For years now, the thought of a west-coast Seattle-Portland-Oakland-Anaheim rivalry has had me salivating, and combined with the fact that the Yankees would come to town at least once a year, well I can’t even explain what that thought does to me.  The Portland regional population is anxious to have a major professional franchise to root for other than the TrailBlazers, whose ownership and management destroyed one of the most loyal fan bases in the country with several years of shoddy product and public relations disaesters.  There is a lot that would have to fall into place for this to come together, including the fact that Portland Mayor Tom Potter seems to have no understanding of, or want anything to do with, major-league baseball.

There also is the sobering idea that while people in Portland like to watch baseball on TV (Portland does well in Nielsen ratings for baseball), besides the gerbil (who already plans to put a third mortgage on the house for season tickets should a team land) and a few other crazies, perhaps Oregonians and Southern Washingtonians won’t actually shell out money to see the game in person. The Florida Marlins drew a pathetic 14,384 fans per game in 2006.  You would have to think that any market could do better than that.  Let’s check: hmm, the AAA Beavers drew 5,649 per game in 2006, which ranks 36th out of  minor league affiliates.  Portland Oregon didn’t outdraw the original Portland for which it is named.  However, I have to believe the fans are excited for new things to see.  The recently-formed professional lacrosse team, The Portland Lumberjax, averages more than 10,000 people per game.  Yes, it is spelled with an “X.”

Let’s ignore that you can prove anything that is even remotely true when you use facts.  Count me charmed and dazzled.  I already imagine opening day.  I’ll be wearing a big grin, soaking in the sights and soaking in my shirt as April showers douse the crowd and me, waiting for the grounds crew to roll up the tarp, and when the game is called in the sixth on account of rain with the Beavers (or whatever they are called) taking the win over the Mariners, I’ll walk back to my house, happy.

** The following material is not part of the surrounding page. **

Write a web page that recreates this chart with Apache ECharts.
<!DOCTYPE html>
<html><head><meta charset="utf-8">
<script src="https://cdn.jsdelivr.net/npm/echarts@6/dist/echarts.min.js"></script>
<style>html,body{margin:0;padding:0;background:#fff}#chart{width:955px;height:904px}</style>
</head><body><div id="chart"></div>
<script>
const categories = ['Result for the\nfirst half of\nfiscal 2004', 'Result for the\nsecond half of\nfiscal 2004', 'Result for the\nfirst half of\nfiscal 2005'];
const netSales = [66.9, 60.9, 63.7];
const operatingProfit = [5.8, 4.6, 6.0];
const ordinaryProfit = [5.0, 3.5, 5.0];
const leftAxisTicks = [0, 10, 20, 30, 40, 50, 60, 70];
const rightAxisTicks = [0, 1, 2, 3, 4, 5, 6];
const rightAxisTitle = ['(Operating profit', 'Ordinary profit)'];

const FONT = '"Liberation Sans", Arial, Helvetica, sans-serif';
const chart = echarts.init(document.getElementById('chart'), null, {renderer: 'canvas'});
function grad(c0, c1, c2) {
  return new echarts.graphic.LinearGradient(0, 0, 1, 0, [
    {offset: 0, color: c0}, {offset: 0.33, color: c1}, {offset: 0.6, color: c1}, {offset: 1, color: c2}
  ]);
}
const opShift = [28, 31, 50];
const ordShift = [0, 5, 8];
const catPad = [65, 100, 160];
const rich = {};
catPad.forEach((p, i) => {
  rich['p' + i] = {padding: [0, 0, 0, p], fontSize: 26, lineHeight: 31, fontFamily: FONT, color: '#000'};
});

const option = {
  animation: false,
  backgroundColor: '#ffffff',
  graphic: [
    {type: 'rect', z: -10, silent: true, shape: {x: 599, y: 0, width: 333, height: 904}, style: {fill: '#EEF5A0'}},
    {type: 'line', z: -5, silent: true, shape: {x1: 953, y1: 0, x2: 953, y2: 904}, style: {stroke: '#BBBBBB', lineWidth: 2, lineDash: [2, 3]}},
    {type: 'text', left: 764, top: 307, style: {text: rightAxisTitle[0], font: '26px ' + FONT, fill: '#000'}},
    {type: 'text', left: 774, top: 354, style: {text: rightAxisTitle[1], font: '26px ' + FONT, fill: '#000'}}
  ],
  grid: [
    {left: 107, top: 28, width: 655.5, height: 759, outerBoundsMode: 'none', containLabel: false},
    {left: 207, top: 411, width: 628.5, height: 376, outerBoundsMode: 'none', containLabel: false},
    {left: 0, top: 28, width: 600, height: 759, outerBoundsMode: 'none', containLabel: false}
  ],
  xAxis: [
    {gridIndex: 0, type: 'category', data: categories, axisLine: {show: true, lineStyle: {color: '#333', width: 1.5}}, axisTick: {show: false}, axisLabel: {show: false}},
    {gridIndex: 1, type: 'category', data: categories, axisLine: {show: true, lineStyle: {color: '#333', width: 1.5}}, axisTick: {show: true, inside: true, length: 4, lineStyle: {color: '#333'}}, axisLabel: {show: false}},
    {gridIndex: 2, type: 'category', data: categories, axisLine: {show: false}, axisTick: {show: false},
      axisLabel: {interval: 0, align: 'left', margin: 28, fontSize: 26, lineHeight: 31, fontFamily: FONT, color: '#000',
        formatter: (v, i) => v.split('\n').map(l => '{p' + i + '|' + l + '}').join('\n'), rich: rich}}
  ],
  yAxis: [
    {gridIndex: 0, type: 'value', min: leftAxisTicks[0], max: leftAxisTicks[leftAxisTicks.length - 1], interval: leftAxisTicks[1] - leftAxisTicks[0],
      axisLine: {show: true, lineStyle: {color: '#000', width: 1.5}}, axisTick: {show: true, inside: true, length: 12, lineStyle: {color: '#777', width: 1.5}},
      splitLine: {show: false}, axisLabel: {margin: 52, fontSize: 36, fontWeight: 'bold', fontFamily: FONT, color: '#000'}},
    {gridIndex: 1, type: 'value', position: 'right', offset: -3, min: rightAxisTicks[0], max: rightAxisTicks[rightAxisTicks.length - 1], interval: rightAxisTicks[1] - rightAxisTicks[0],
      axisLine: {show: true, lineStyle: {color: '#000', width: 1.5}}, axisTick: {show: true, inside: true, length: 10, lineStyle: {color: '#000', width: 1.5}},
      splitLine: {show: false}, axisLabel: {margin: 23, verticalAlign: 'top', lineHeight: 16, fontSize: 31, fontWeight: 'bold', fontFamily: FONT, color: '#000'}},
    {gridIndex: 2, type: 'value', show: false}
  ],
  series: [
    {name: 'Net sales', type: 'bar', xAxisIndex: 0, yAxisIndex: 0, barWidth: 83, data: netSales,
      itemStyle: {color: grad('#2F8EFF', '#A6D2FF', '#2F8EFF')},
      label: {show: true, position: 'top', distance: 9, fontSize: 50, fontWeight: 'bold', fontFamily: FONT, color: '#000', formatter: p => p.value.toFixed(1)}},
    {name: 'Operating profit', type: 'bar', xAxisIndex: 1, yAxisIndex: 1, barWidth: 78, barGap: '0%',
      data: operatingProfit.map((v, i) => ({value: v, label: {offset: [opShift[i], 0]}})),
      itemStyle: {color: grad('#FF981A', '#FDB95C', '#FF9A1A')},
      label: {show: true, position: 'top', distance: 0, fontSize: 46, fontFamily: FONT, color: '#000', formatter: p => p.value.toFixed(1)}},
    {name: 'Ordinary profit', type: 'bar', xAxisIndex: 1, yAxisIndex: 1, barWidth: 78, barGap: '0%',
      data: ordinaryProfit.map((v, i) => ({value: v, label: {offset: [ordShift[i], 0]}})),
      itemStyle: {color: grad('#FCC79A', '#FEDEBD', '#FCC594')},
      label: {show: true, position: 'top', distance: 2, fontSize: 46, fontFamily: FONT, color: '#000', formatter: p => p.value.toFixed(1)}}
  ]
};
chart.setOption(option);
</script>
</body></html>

Addendum: This post is for Tom Charbonneau, my grandfather. He would certainly take me to task for the economics and common sense regarding the placing of a ball team in Portland, and with a hearty laugh and a sip from his gin martini or a pull from his high-life, or whatever beer was on sale, ask me “What the #@$& are you talking about?”. Today would be his birthday. Here’s to you, Tom.

6 comments… add one

  • I think looking at Beavers attendance only goes so far, you have to also factor in how many people make that drive to Seattle to watch whoever happens to be playing the Mariners. Okay, somebody might actually go up to watch the Mariners. I don’t have those numbers, but having made that drive myself, and seeing the Oregon plates parked around Safeco, this is not an insignificant number.
    Given the current landscape the most likely team at the moment would be the Marlins (Portland Marlins?). Anyway, as a NL team I could easily root for them and the Sox and hope for that World Series match up.
    ~Mark

    PNMarkW2 February 2, 2007, 5:28 pm
  • Mark, I agree regarding Beavers attendance figures, but I refrained from any more WAGging than I already did just because I don’t have the sources to back up any assertions. I have noticed what you have regarding Oregon plates in the lot, and I have _heard_ that as many as 30 percent of the fans at Mariners games are from southern Washington/Oregon.
    I would gladly accept an NL team; the NL West is short one team anyways. In the article, the author talks of realignment, which would be great for a franchise in Portland. An AL team to create a regional rivalry with Seattle would be a much better option. That, and when the Yanks/Sox traveling circuses come to town, automatic sellouts.
    Just so long as they don’t name the team after a fish. The Portland Salmon? Oregon Chinook? And just imagine the horrid pinkish red uniform. Ugh.

    attackgerbil February 2, 2007, 5:37 pm
  • ag- this years sox schedule offers some options to us left coasters. the sox will be in OAK june 4th -7th, and then they go to ARZ for the next three games. they’ll be in SD for the three games before the SEA series at the end of june. lucky for you the sox go to SEA twice this year. after the second trip to SEA in august they come down to ANH for a three game set. with some well planned travel arrangments you could see alot of sox games relatively cheap. i’m gonna have a busy june.

    sf rod February 2, 2007, 5:46 pm
  • it’s always amazed me how many people show up in pullman for WSU games. now that’s the middle of nowhere.

    sf rod February 2, 2007, 5:58 pm
  • sf rod – I went to a few games at SafeCo this last year. One was when the Yankees were in town in August. I’m positive that the YF/MF split was approaching 50-50. I’m betting it would be the same at a Sox visit. I was planning on catching at least one of the Sox games at SafeCo this year (I haven’t seen them since 02 in Seattle). I have a close friend who is a life-long A’s fan, and is trying to convince me to road trip to Oakland this year; it’s tough with the new kid. Also, I think the Yanks are coming to San Francisco this year, statistically projected to be right around the time when Bonds may well be threatening Aaron.
    Along what you were saying about WSU games, when I first moved to Oregon, I was amazed at what a “long drive” means. When I lived in New York, an I-90 drive to Buffalo to catch a Sabres game seemed like a chore. Out here it seems people will do six hours standing on their head to see a college game, and now I’m one of them. Weird, in how my perception has changed.

    attackgerbil February 2, 2007, 6:05 pm
  • Having lived in Yakima WA for a while I can feel for the hours passed on the interstate driving to see the sox play a few games in the old kingdom with my father and grandfather. the new safeco is nicer, but nicer in a way that the cold unfeeling new car is when you used to drive an old caddy that had a soul and feeling and history behind it, then you buy a new cavalier and it is sterile and dead inside. like George Steinbrenner.
    now that I live in Omaha Nebraska though I have it easy. I get 6-9 games a year less than a day drive from my place. 3 hours south I get opening weekend at the K in Kansas city…tickets never sold out because the royals suck. 6 hours north I have the series in Minneapolis, and the fun than encompasses good public transport, and cops who don’t care about open containers. from there you have the long haul…chicago, only 9 hours away. catch either the white sox, or if I get lucky I get the cubs day game VS some loser team, then the white sox night game V the sox.
    and yes….I travel to those games as often as possible, and when I show up at the K opening day with my seats behind the 3rd base dugout and my sox jersey on I will gladly be smiling ear to ear. because on that day even the royals have a shot…til May 1st when they will be mathematically eliminated.